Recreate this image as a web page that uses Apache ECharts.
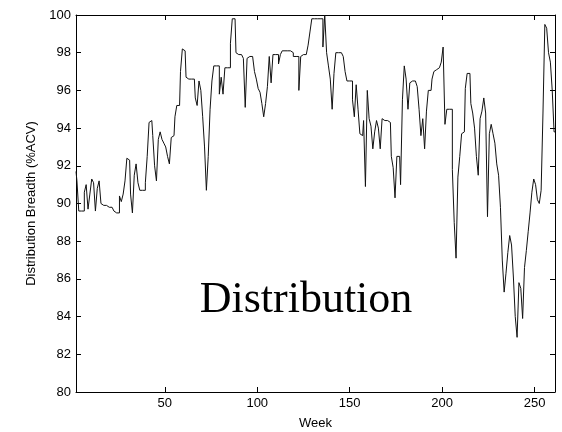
<!DOCTYPE html>
<html>
<head>
<meta charset="utf-8">
<script src="https://cdn.jsdelivr.net/npm/echarts@6/dist/echarts.min.js"></script>
<style>
  html, body { margin: 0; padding: 0; background: #fff; }
  #chart { width: 562px; height: 432px; }
</style>
</head>
<body>
<div id="chart"></div>
<script>
// weeks 2..261, one value per week
const firstWeek = 2;
const breadth = [
  91.7, 91.2, 89.6, 89.6, 89.6, 90.6, 91.0, 89.7, 90.5, 91.3,
  91.1, 89.6, 90.8, 91.2, 90.0, 89.9, 89.9, 89.8, 89.8, 89.8,
  89.7, 89.6, 89.5, 89.5, 90.4, 90.1, 90.5, 91.2, 92.4, 92.3,
  90.5, 89.5, 91.5, 92.1, 91.1, 90.7, 90.7, 90.7, 91.1, 92.5,
  94.3, 94.4, 93.6, 92.0, 91.2, 93.4, 93.8, 93.4, 93.2, 93.0,
  92.5, 92.1, 93.5, 93.6, 94.6, 95.2, 95.2, 97.0, 98.2, 98.1,
  96.7, 96.6, 96.6, 96.6, 96.6, 95.6, 95.2, 96.5, 96.0, 94.6,
  93.0, 90.7, 92.5, 95.0, 96.5, 97.3, 97.3, 97.3, 95.8, 96.7,
  95.8, 97.2, 97.2, 97.2, 98.5, 99.8, 99.8, 98.0, 97.9, 97.9,
  97.8, 97.7, 95.1, 97.7, 97.8, 97.8, 97.7, 97.0, 96.6, 96.1,
  95.9, 95.3, 94.6, 95.3, 96.2, 97.8, 96.4, 97.9, 97.9, 97.9,
  97.4, 97.9, 98.1, 98.1, 98.1, 98.1, 98.1, 98.0, 97.8, 97.8,
  97.8, 96.0, 97.8, 97.9, 97.9, 97.9, 98.4, 99.1, 99.8, 99.8,
  99.8, 99.8, 99.8, 99.8, 98.3, 100.0, 98.0, 97.3, 96.6, 95.0,
  96.9, 98.0, 98.0, 98.0, 98.0, 97.8, 97.0, 96.5, 96.5, 96.5,
  95.5, 94.6, 96.3, 95.0, 93.7, 93.6, 94.4, 90.9, 96.0, 94.5,
  94.1, 92.9, 93.8, 94.4, 94.0, 92.9, 94.5, 94.4, 94.4, 94.4,
  94.3, 92.5, 91.9, 90.3, 92.5, 92.5, 91.0, 95.5, 97.3, 96.6,
  95.0, 96.4, 96.5, 96.5, 96.5, 96.2, 95.0, 93.6, 94.5, 92.9,
  94.9, 96.0, 96.0, 96.6, 97.0, 97.1, 97.2, 97.3, 97.5, 98.3,
  94.2, 95.0, 95.0, 95.0, 91.8, 89.0, 87.1, 91.4, 92.5, 93.7,
  93.8, 96.1, 96.9, 96.9, 95.3, 94.8, 94.0, 92.5, 91.5, 94.5,
  94.9, 95.6, 94.8, 89.3, 93.7, 94.2, 93.7, 93.2, 92.1, 91.5,
  89.8, 87.0, 85.3, 86.3, 87.4, 88.3, 87.8, 86.1, 84.0, 82.9,
  85.8, 85.5, 83.9, 86.6, 87.5, 88.5, 89.5, 90.6, 91.3, 91.0,
  90.2, 90.0, 90.7, 94.8, 99.5, 99.3, 98.0, 97.5, 96.0, 93.8
];
const xTicks = [50, 100, 150, 200, 250];
const yMin = 80, yMax = 100, yStep = 2;
const xMin = 2, xMax = 261;

const points = breadth.map((v, i) => [firstWeek + i, v]);

const chart = echarts.init(document.getElementById('chart'), null, { renderer: 'canvas' });

const axisFont = { fontFamily: 'Liberation Sans, Arial, sans-serif', fontSize: 13, color: '#000' };
const lineStyle = { color: '#000', width: 1 };

chart.setOption({
  animation: false,
  backgroundColor: '#fff',
  grid: { left: 76, right: 7, top: 15, bottom: 40, outerBoundsMode: 'none', containLabel: false },
  xAxis: [
    {
      type: 'value', min: xMin, max: xMax, position: 'bottom',
      name: 'Week', nameLocation: 'middle', nameGap: 25,
      nameTextStyle: axisFont,
      axisLine: { lineStyle },
      axisTick: { inside: true, length: 5, lineStyle, customValues: xTicks },
      axisLabel: Object.assign({ margin: 5, customValues: xTicks }, axisFont),
      splitLine: { show: false }
    },
    {
      type: 'value', min: xMin, max: xMax, position: 'top',
      axisLine: { lineStyle },
      axisTick: { inside: true, length: 5, lineStyle, customValues: xTicks },
      axisLabel: { show: false },
      splitLine: { show: false }
    }
  ],
  yAxis: [
    {
      type: 'value', min: yMin, max: yMax, interval: yStep, position: 'left',
      name: 'Distribution Breadth (%ACV)', nameLocation: 'middle', nameGap: 38,
      nameTextStyle: axisFont,
      axisLine: { show: true, lineStyle },
      axisTick: { show: true, inside: true, length: 5, lineStyle },
      axisLabel: Object.assign({ margin: 5 }, axisFont),
      splitLine: { show: false }
    },
    {
      type: 'value', min: yMin, max: yMax, interval: yStep, position: 'right',
      axisLine: { show: true, lineStyle },
      axisTick: { show: true, inside: true, length: 5, lineStyle },
      axisLabel: { show: false },
      splitLine: { show: false }
    }
  ],
  series: [{
    type: 'line',
    data: points,
    xAxisIndex: 0,
    yAxisIndex: 0,
    step: 'middle',
    showSymbol: false,
    symbol: 'none',
    lineStyle: { color: '#111', width: 1 },
    clip: true
  }],
  graphic: [{
    type: 'text',
    x: 306,
    y: 300,
    style: {
      text: 'Distribution',
      font: '44px "Liberation Serif", "DejaVu Serif", serif',
      fill: '#000',
      textAlign: 'center',
      textVerticalAlign: 'middle'
    }
  }]
});
</script>
</body>
</html>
* * *
OBJECTIVE — Leave the images out and output the remaining material exactly as it stands.

COMPLETED EXERCISE —
Recreate this image as a web page that uses Apache ECharts.
<!DOCTYPE html>
<html>
<head>
<meta charset="utf-8">
<script src="https://cdn.jsdelivr.net/npm/echarts@6/dist/echarts.min.js"></script>
<style>
  html, body { margin: 0; padding: 0; background: #fff; }
  #chart { width: 562px; height: 432px; }
</style>
</head>
<body>
<div id="chart"></div>
<script>
// weeks 2..261, one value per week
const firstWeek = 2;
const breadth = [
  91.7, 91.2, 89.6, 89.6, 89.6, 90.6, 91.0, 89.7, 90.5, 91.3,
  91.1, 89.6, 90.8, 91.2, 90.0, 89.9, 89.9, 89.8, 89.8, 89.8,
  89.7, 89.6, 89.5, 89.5, 90.4, 90.1, 90.5, 91.2, 92.4, 92.3,
  90.5, 89.5, 91.5, 92.1, 91.1, 90.7, 90.7, 90.7, 91.1, 92.5,
  94.3, 94.4, 93.6, 92.0, 91.2, 93.4, 93.8, 93.4, 93.2, 93.0,
  92.5, 92.1, 93.5, 93.6, 94.6, 95.2, 95.2, 97.0, 98.2, 98.1,
  96.7, 96.6, 96.6, 96.6, 96.6, 95.6, 95.2, 96.5, 96.0, 94.6,
  93.0, 90.7, 92.5, 95.0, 96.5, 97.3, 97.3, 97.3, 95.8, 96.7,
  95.8, 97.2, 97.2, 97.2, 98.5, 99.8, 99.8, 98.0, 97.9, 97.9,
  97.8, 97.7, 95.1, 97.7, 97.8, 97.8, 97.7, 97.0, 96.6, 96.1,
  95.9, 95.3, 94.6, 95.3, 96.2, 97.8, 96.4, 97.9, 97.9, 97.9,
  97.4, 97.9, 98.1, 98.1, 98.1, 98.1, 98.1, 98.0, 97.8, 97.8,
  97.8, 96.0, 97.8, 97.9, 97.9, 97.9, 98.4, 99.1, 99.8, 99.8,
  99.8, 99.8, 99.8, 99.8, 98.3, 100.0, 98.0, 97.3, 96.6, 95.0,
  96.9, 98.0, 98.0, 98.0, 98.0, 97.8, 97.0, 96.5, 96.5, 96.5,
  95.5, 94.6, 96.3, 95.0, 93.7, 93.6, 94.4, 90.9, 96.0, 94.5,
  94.1, 92.9, 93.8, 94.4, 94.0, 92.9, 94.5, 94.4, 94.4, 94.4,
  94.3, 92.5, 91.9, 90.3, 92.5, 92.5, 91.0, 95.5, 97.3, 96.6,
  95.0, 96.4, 96.5, 96.5, 96.5, 96.2, 95.0, 93.6, 94.5, 92.9,
  94.9, 96.0, 96.0, 96.6, 97.0, 97.1, 97.2, 97.3, 97.5, 98.3,
  94.2, 95.0, 95.0, 95.0, 91.8, 89.0, 87.1, 91.4, 92.5, 93.7,
  93.8, 96.1, 96.9, 96.9, 95.3, 94.8, 94.0, 92.5, 91.5, 94.5,
  94.9, 95.6, 94.8, 89.3, 93.7, 94.2, 93.7, 93.2, 92.1, 91.5,
  89.8, 87.0, 85.3, 86.3, 87.4, 88.3, 87.8, 86.1, 84.0, 82.9,
  85.8, 85.5, 83.9, 86.6, 87.5, 88.5, 89.5, 90.6, 91.3, 91.0,
  90.2, 90.0, 90.7, 94.8, 99.5, 99.3, 98.0, 97.5, 96.0, 93.8
];
const xTicks = [50, 100, 150, 200, 250];
const yMin = 80, yMax = 100, yStep = 2;
const xMin = 2, xMax = 261;

const points = breadth.map((v, i) => [firstWeek + i, v]);

const chart = echarts.init(document.getElementById('chart'), null, { renderer: 'canvas' });

const axisFont = { fontFamily: 'Liberation Sans, Arial, sans-serif', fontSize: 13, color: '#000' };
const lineStyle = { color: '#000', width: 1 };

chart.setOption({
  animation: false,
  backgroundColor: '#fff',
  grid: { left: 76, right: 7, top: 15, bottom: 40, outerBoundsMode: 'none', containLabel: false },
  xAxis: [
    {
      type: 'value', min: xMin, max: xMax, position: 'bottom',
      name: 'Week', nameLocation: 'middle', nameGap: 25,
      nameTextStyle: axisFont,
      axisLine: { lineStyle },
      axisTick: { inside: true, length: 5, lineStyle, customValues: xTicks },
      axisLabel: Object.assign({ margin: 5, customValues: xTicks }, axisFont),
      splitLine: { show: false }
    },
    {
      type: 'value', min: xMin, max: xMax, position: 'top',
      axisLine: { lineStyle },
      axisTick: { inside: true, length: 5, lineStyle, customValues: xTicks },
      axisLabel: { show: false },
      splitLine: { show: false }
    }
  ],
  yAxis: [
    {
      type: 'value', min: yMin, max: yMax, interval: yStep, position: 'left',
      name: 'Distribution Breadth (%ACV)', nameLocation: 'middle', nameGap: 38,
      nameTextStyle: axisFont,
      axisLine: { show: true, lineStyle },
      axisTick: { show: true, inside: true, length: 5, lineStyle },
      axisLabel: Object.assign({ margin: 5 }, axisFont),
      splitLine: { show: false }
    },
    {
      type: 'value', min: yMin, max: yMax, interval: yStep, position: 'right',
      axisLine: { show: true, lineStyle },
      axisTick: { show: true, inside: true, length: 5, lineStyle },
      axisLabel: { show: false },
      splitLine: { show: false }
    }
  ],
  series: [{
    type: 'line',
    data: points,
    xAxisIndex: 0,
    yAxisIndex: 0,
    step: 'middle',
    showSymbol: false,
    symbol: 'none',
    lineStyle: { color: '#111', width: 1 },
    clip: true
  }],
  graphic: [{
    type: 'text',
    x: 306,
    y: 300,
    style: {
      text: 'Distribution',
      font: '44px "Liberation Serif", "DejaVu Serif", serif',
      fill: '#000',
      textAlign: 'center',
      textVerticalAlign: 'middle'
    }
  }]
});
</script>
</body>
</html>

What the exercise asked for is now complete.